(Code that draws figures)
— start —

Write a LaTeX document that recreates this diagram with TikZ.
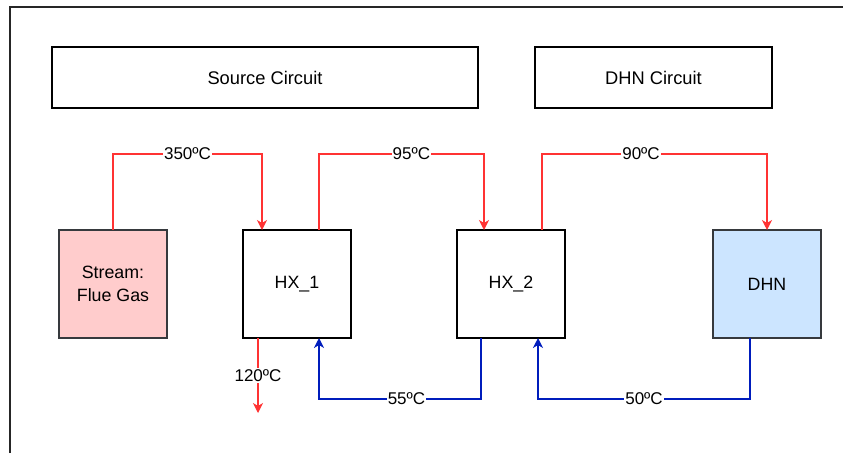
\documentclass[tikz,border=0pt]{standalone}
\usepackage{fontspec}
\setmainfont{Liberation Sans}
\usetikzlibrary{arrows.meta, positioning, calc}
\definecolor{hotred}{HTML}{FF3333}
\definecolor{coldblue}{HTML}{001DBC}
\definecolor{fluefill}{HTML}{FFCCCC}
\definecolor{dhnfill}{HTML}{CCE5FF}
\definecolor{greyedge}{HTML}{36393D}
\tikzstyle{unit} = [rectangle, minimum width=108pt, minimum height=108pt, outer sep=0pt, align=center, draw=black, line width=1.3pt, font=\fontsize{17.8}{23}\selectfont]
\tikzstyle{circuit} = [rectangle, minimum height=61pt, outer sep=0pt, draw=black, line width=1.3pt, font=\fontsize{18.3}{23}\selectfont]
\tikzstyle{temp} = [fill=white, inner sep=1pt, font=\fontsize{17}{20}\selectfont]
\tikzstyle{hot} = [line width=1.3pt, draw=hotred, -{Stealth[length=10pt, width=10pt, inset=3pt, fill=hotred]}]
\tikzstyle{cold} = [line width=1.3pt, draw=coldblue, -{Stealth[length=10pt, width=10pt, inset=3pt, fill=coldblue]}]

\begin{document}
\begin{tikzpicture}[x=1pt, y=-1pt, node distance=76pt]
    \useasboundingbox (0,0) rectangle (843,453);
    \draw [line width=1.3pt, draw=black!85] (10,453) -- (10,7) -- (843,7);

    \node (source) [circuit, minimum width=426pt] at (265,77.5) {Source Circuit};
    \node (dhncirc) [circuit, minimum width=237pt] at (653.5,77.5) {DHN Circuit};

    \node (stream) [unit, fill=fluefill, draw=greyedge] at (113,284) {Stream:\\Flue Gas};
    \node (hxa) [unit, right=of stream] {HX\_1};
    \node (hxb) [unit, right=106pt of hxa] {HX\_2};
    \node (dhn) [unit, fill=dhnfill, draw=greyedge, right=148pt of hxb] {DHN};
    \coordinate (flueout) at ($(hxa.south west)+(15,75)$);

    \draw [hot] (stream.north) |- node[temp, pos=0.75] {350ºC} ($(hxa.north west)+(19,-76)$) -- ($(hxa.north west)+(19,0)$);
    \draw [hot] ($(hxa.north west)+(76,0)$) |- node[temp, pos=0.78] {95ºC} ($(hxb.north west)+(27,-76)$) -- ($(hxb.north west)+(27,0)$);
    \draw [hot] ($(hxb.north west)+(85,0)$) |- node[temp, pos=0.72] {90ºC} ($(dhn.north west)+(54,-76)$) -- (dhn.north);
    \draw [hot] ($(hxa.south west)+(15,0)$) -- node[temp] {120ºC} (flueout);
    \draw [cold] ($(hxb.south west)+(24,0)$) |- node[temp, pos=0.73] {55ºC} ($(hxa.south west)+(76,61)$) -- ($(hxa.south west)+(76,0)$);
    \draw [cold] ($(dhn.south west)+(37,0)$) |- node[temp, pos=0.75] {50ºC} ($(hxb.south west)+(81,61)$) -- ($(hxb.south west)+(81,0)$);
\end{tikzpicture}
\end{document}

— end —
— start —

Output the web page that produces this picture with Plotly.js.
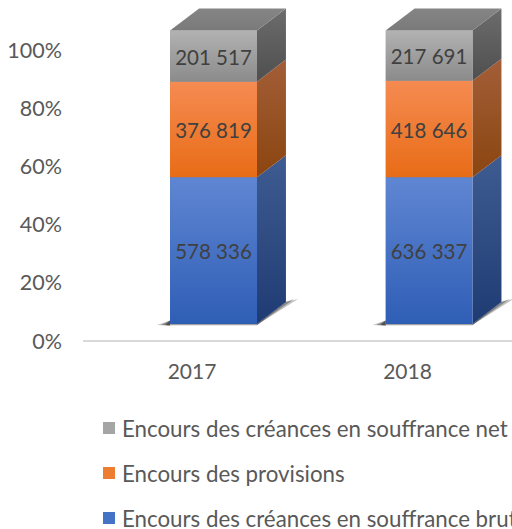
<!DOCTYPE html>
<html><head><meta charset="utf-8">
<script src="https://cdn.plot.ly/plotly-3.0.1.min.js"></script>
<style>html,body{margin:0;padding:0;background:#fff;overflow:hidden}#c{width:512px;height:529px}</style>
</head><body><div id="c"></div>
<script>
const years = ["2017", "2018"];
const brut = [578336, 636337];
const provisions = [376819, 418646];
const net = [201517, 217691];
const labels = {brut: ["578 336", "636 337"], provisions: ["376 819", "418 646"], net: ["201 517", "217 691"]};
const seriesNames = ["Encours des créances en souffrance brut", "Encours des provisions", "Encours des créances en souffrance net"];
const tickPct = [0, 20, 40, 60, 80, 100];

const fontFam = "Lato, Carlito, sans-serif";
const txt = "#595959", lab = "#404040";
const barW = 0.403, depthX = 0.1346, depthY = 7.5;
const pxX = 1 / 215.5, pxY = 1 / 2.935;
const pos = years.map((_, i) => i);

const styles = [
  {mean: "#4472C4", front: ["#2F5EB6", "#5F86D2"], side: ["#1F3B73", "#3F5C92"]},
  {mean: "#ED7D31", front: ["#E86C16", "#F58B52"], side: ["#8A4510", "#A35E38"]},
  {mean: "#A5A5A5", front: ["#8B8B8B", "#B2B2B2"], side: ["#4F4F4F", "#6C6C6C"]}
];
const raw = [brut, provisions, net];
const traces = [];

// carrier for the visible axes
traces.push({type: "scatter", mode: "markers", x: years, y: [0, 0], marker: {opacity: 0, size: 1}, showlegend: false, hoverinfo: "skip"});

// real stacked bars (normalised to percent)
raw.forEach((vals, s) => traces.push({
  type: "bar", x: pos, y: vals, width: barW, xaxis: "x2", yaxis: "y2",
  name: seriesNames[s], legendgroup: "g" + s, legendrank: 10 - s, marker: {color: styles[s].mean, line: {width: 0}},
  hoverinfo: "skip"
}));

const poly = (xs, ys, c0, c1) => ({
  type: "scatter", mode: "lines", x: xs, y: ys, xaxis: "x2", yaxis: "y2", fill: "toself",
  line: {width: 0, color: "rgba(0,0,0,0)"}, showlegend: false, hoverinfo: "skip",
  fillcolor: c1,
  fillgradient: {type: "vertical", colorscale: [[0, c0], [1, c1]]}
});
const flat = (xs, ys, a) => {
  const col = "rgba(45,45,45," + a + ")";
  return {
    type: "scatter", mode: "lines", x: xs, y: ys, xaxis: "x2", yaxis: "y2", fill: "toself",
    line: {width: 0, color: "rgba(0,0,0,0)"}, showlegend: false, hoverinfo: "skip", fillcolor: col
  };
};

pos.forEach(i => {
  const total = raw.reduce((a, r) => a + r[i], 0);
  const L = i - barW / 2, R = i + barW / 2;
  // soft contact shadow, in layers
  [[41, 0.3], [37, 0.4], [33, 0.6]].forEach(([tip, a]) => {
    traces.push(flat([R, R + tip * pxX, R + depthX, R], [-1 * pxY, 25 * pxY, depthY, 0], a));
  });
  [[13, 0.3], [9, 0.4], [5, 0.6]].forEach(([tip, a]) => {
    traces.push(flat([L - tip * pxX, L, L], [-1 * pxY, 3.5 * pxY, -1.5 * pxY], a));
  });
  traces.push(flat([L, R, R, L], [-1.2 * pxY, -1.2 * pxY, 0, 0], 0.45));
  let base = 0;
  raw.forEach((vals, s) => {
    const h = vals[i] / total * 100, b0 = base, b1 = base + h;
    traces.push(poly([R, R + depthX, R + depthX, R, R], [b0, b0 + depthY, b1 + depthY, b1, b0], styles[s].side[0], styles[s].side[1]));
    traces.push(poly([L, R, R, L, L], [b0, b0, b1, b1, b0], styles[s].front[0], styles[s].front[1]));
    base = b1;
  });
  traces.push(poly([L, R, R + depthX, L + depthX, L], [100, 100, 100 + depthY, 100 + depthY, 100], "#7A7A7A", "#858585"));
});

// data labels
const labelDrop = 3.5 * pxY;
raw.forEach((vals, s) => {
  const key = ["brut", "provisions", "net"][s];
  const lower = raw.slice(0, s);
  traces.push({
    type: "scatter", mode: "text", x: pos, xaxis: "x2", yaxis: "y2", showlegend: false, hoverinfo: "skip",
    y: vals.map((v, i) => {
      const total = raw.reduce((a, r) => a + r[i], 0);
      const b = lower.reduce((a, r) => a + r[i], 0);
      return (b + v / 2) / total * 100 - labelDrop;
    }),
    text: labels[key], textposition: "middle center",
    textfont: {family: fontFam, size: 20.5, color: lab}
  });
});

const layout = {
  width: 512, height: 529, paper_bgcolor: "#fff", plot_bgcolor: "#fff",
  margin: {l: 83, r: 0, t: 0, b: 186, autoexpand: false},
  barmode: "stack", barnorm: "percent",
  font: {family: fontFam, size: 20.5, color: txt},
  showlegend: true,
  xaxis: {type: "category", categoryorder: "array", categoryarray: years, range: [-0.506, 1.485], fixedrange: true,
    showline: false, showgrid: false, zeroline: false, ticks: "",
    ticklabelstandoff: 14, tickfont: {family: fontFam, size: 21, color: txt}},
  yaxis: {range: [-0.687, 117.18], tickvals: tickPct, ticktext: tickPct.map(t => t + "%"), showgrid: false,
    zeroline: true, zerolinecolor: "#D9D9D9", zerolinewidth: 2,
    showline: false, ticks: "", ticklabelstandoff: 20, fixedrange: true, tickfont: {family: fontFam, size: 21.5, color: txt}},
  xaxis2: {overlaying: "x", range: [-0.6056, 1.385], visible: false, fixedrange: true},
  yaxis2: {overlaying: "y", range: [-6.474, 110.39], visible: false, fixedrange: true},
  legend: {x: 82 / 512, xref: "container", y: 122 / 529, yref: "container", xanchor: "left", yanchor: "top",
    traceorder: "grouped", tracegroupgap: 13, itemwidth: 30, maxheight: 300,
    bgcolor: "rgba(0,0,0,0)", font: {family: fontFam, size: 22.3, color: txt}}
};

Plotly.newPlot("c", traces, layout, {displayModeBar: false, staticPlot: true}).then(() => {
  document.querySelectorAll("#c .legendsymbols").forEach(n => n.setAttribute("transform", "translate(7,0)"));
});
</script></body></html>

— end —

= What the exercise asks =
Give only the lines from the one with "Write a LaTeX" to the one with "(dhncirc) [circuit, minimum", both included, again and exactly; leave the images out.

= Written response =
Write a LaTeX document that recreates this diagram with TikZ.
\documentclass[tikz,border=0pt]{standalone}
\usepackage{fontspec}
\setmainfont{Liberation Sans}
\usetikzlibrary{arrows.meta, positioning, calc}
\definecolor{hotred}{HTML}{FF3333}
\definecolor{coldblue}{HTML}{001DBC}
\definecolor{fluefill}{HTML}{FFCCCC}
\definecolor{dhnfill}{HTML}{CCE5FF}
\definecolor{greyedge}{HTML}{36393D}
\tikzstyle{unit} = [rectangle, minimum width=108pt, minimum height=108pt, outer sep=0pt, align=center, draw=black, line width=1.3pt, font=\fontsize{17.8}{23}\selectfont]
\tikzstyle{circuit} = [rectangle, minimum height=61pt, outer sep=0pt, draw=black, line width=1.3pt, font=\fontsize{18.3}{23}\selectfont]
\tikzstyle{temp} = [fill=white, inner sep=1pt, font=\fontsize{17}{20}\selectfont]
\tikzstyle{hot} = [line width=1.3pt, draw=hotred, -{Stealth[length=10pt, width=10pt, inset=3pt, fill=hotred]}]
\tikzstyle{cold} = [line width=1.3pt, draw=coldblue, -{Stealth[length=10pt, width=10pt, inset=3pt, fill=coldblue]}]

\begin{document}
\begin{tikzpicture}[x=1pt, y=-1pt, node distance=76pt]
    \useasboundingbox (0,0) rectangle (843,453);
    \draw [line width=1.3pt, draw=black!85] (10,453) -- (10,7) -- (843,7);

    \node (source) [circuit, minimum width=426pt] at (265,77.5) {Source Circuit};
    \node (dhncirc) [circuit, minimum width=237pt] at (653.5,77.5) {DHN Circuit};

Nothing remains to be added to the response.